Monday, May 5, 2014

Welcome to the Collapse--California Style

All the leaves are brown and the sky is gray.
I've been for a walk on a winter's day.
I'd be safe and warm if I was in L.A.;
California dreamin' on such a winter's day.
               --The Mamas and the Pappas

The most important news to hit Southern California last week did not involve the heinous Donald Sterling, but Toyota’s decision to pull its U.S. headquarters out of the Los Angeles region in favor of greater Dallas. This is part of an ongoing process of disinvestment in the L.A. region, particularly among industrially related companies, that could presage a further weakening of the state’s middle class economy. 
The Toyota decision also reflects the continued erosion of California’s historic economic diversity, which provided both stability and a wide variety of jobs to the state’s workers.
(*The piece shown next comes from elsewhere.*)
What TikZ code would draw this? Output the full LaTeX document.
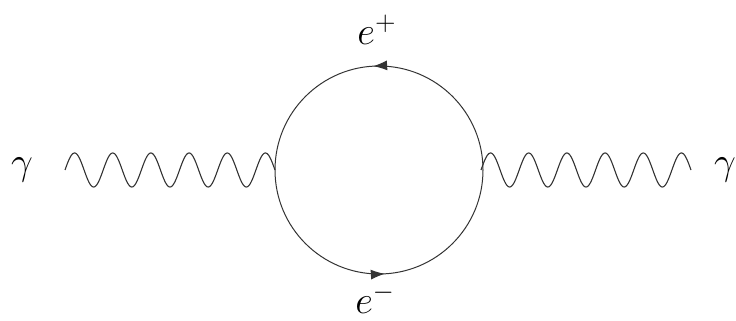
\documentclass[tikz,border=0pt]{standalone}
\usetikzlibrary{decorations.markings,arrows.meta}
\begin{document}
\begin{tikzpicture}[x=1pt,y=1pt,
  photon/.style={line width=1.1pt, black!80},
  fermion/.style={line width=1pt, black!80},
  lbl/.style={font=\huge, scale=1.87, inner sep=0pt}]
\useasboundingbox (0,0) rectangle (736,321);
\coordinate (c) at (379,151);
\coordinate (vL) at (275,151);
\coordinate (vR) at (483,151);
% photons
\draw[photon] plot[domain=65:275, samples=300, smooth] (\x, {151 + 17*sin(9.429*(\x-65))});
\draw[photon] plot[domain=481:691, samples=300, smooth] (\x, {151 + 17*sin(9.429*(\x-481))});
% fermion loop
\draw[fermion, postaction={decorate, decoration={markings,
   mark=at position 0.259 with {\arrow{Latex[length=14pt,width=10pt]}},
   mark=at position 0.759 with {\arrow{Latex[length=14pt,width=10pt]}}}}]
   (c) circle (104pt);
% labels
\node[lbl, anchor=base] (ep) at (377,276) {$e^+$};
\node[lbl, anchor=base] (em) at (375,7) {$e^-$};
\node[lbl, anchor=base] (gl) at (22,146) {$\gamma$};
\node[lbl, anchor=base] (gr) at (725,146) {$\gamma$};
\end{tikzpicture}
\end{document}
We have seen this in the collapse of our once-burgeoning fossil-fuel energy industry, capped this year by the announced departure from Los Angeles of the headquarters of Occidental Petroleum. Blessed with huge fossil fuel reserves, California once stood as one of the global centers of the energy industry. Now, with the exception of Chevron, which is shifting more operations out of state, all the major oil companies are gone, converting California from a state of energy producers to energy consumers, and, in the process, sending billions of dollars to Texas, Canada and elsewhere for natural gas and oil that could have been produced here.
... Since 2010, California has managed to miss out on a considerable industrial boom that has boosted economies from the Rust Belt states to the Great Plains and the Southeast. Los Angeles and Orange counties, the epicenter of the state’s industrial economy, have actually lost jobs. Since 2000, one-third of the state’s industrial employment base, 600,000 jobs, has disappeared, a rate of loss 13 percent worse than the rest of the country.
Kotkin relates the various factors that drew industry to California in the first instance, but that these factors have either reversed or are no longer important. According to Kotkin, the biggest reason, however, for moving the corporate and engineering out of California is the deindustrialization of the state. Basically, with manufacturing having left to locations in Texas and the Mid-West, the engineering and technical jobs, management, and corporate jobs to support the manufacturing are tagging along. To add insult to injury, at least in the case of Toyota, Texas did not even have to lobby Toyota to move its North American headquarters.

Kotkin concludes: "[O]ur region is devolving toward marginality, largely as a tourist and celebrity haven." Rich liberals at the top, and the welfare dependent masses at the bottom. The liberal dream writ large.